The British Records Association prize winners announced
Published: 19 March 2024
The British Records Association is delighted to announce the winners of the 2023 Janette Harley Prize including UofG's Professor Ian Forrest
The British Records Association has announced the winners of the 2023 Janette Harley Prize.
The Prize is shared between two entries as follows:
- Professor Ian Forrest, Head of UofG's School of Humanities | Sgoil nan Daonnachdan, and Christopher Whittick (translators and editors), for The Visitation of Hereford Diocese in 1397 (Canterbury & York Society, vol. CXI, 2021)

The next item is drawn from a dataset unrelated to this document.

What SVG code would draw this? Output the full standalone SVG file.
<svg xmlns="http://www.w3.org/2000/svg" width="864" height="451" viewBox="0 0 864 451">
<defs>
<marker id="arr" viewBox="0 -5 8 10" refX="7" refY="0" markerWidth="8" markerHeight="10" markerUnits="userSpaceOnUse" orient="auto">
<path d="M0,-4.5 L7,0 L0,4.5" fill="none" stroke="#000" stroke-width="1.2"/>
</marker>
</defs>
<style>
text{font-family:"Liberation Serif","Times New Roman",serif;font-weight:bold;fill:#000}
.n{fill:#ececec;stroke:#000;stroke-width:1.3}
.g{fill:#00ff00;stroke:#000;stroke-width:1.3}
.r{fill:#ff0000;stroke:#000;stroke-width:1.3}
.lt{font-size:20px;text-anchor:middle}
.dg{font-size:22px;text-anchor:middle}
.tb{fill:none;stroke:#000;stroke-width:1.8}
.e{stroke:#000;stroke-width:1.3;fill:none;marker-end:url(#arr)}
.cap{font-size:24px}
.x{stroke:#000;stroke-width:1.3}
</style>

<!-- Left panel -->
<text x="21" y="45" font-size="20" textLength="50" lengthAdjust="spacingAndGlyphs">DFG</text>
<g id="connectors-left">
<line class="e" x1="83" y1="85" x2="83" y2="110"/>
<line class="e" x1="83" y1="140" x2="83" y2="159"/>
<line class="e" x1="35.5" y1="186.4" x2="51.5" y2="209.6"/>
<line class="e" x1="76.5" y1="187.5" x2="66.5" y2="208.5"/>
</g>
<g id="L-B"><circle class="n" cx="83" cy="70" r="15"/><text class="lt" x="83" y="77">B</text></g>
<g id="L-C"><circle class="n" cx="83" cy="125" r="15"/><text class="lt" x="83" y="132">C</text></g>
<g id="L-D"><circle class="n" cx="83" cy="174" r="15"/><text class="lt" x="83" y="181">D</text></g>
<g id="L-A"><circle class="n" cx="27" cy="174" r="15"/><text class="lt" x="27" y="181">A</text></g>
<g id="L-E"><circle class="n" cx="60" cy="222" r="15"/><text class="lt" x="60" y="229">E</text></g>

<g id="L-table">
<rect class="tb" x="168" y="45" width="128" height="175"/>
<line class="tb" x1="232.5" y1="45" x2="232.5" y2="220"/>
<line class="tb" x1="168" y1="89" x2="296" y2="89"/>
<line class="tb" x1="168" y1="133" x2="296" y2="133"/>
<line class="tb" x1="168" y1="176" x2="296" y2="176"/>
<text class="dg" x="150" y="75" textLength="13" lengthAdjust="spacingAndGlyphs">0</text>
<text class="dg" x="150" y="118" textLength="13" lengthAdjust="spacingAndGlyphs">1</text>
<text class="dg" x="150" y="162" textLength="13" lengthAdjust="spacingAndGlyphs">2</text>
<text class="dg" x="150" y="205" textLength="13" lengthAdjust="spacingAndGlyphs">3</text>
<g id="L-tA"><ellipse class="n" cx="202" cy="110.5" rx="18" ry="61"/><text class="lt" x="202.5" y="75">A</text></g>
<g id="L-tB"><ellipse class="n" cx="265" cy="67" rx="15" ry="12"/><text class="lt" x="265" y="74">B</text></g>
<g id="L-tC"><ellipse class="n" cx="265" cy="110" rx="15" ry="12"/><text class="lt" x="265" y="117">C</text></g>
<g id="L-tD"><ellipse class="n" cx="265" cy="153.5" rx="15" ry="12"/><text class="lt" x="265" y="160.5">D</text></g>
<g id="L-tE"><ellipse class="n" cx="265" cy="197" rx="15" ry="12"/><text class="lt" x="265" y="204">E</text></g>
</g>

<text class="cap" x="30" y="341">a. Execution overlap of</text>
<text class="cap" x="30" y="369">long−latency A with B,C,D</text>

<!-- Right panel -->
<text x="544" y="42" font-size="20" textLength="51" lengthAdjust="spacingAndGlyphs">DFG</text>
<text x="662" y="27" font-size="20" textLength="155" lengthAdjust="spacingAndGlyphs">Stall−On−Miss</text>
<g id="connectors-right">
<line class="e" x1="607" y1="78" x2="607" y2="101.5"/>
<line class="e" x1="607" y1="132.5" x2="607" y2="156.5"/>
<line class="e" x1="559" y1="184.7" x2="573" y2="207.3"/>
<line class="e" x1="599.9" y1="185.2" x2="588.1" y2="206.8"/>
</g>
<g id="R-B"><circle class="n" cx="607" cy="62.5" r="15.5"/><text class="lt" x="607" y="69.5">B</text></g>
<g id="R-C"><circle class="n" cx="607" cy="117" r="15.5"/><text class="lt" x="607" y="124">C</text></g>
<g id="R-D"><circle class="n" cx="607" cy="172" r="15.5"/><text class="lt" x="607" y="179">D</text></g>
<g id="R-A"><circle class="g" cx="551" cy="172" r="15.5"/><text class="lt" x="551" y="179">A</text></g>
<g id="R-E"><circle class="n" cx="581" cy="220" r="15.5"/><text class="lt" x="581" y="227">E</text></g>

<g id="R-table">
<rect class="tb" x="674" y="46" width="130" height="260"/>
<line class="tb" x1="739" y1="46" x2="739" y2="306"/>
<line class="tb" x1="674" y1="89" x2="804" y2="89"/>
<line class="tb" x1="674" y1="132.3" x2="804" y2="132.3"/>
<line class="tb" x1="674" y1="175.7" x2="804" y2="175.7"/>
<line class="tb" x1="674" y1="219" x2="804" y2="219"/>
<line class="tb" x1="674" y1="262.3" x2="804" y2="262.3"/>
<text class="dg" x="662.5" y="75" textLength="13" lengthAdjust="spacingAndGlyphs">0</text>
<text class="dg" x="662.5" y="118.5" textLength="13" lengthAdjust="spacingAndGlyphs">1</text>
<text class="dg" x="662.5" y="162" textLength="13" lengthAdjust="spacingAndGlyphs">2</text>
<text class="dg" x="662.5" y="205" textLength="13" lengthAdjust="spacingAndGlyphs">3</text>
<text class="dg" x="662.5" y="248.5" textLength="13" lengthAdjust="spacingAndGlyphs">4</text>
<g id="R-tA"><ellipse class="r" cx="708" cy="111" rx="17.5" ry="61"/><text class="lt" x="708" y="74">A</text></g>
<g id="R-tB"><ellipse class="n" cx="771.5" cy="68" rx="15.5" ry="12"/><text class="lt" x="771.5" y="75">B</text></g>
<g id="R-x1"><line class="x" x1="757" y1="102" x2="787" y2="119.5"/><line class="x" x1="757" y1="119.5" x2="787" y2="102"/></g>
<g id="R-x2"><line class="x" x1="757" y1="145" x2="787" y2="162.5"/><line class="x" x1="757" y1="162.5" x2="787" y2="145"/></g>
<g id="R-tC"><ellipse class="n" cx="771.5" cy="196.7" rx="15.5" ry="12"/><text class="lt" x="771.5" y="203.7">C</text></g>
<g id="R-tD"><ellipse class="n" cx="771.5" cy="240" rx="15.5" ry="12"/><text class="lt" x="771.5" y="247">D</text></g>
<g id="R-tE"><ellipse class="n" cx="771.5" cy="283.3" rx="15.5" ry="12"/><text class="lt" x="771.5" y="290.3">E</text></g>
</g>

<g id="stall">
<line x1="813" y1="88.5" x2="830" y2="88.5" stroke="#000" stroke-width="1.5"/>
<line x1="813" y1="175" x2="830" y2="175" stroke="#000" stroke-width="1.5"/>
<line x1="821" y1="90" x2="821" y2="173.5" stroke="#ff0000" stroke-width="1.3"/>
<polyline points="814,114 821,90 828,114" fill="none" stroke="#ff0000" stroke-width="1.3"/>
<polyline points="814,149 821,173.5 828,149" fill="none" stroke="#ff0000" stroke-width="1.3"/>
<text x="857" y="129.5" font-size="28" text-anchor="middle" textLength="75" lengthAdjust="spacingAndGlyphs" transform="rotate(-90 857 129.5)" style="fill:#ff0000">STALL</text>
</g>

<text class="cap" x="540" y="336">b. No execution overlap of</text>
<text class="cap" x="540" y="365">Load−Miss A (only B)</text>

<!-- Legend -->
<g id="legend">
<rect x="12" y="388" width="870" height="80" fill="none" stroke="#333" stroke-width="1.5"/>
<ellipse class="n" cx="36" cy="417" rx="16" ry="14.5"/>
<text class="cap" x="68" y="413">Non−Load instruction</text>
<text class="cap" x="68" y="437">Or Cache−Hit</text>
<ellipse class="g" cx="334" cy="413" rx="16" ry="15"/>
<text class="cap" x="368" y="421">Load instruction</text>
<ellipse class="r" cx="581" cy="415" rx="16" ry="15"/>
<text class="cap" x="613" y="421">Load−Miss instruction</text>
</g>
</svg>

- Dr Imogen Peck (Birmingham University), for “‘Of no sort of use’?: Manuscripts, Memory, and the Family Archive in Eighteenth Century England” (Cultural and Social History, vol. 20:2 for 2023, pp.183-204), and the accompanying blog series and online resources, part of the ‘Family Archives in Early Modern England’ research project supported by the Leverhulme Trust.
These contrasting prize-winners show the breadth and value of archival records, and the different ways in which they can be studied and made more accessible.
Forrest and Whittick: Bishops learn about their dioceses through visitations.
Surviving medieval visitation records are rare and of great value to historians.
Bishop John Trefnant’s visitation of his diocese of Hereford in 1397 is contained in Hereford Cathedral Archives (HCA) 1779. The visitation offers unparalleled insight into social life, sexual behaviour, religious belief and practice, and gender relations during a period of religious and political turmoil, revealing how the clergy were disciplined, how English- and Welsh-speakers interacted, and how the congregation experienced worship.
It is also a treasure trove of information about the fabric of local churches and the administration of parishes before the Reformation. The document is a major early source for Welsh naming practices – indeed Bishop Trefnant himself came from a Welsh area, had a Welsh name, and employed Welsh-speaking scribes in his household.
This edition is designed for the non-professional reader, being the first of the Canterbury and York Society’s 111 volumes to be published in the original Latin with a facing English translation. Conscious attempts have been made to preserve the word-order of the original as far as is consistent with fluency of translation, and to avoid technical vocabulary. The edition has greatly increased the accessibility of the manuscript, which now is consulted as a matter of course by the Diocesan Advisory Committee on questions of church fabric.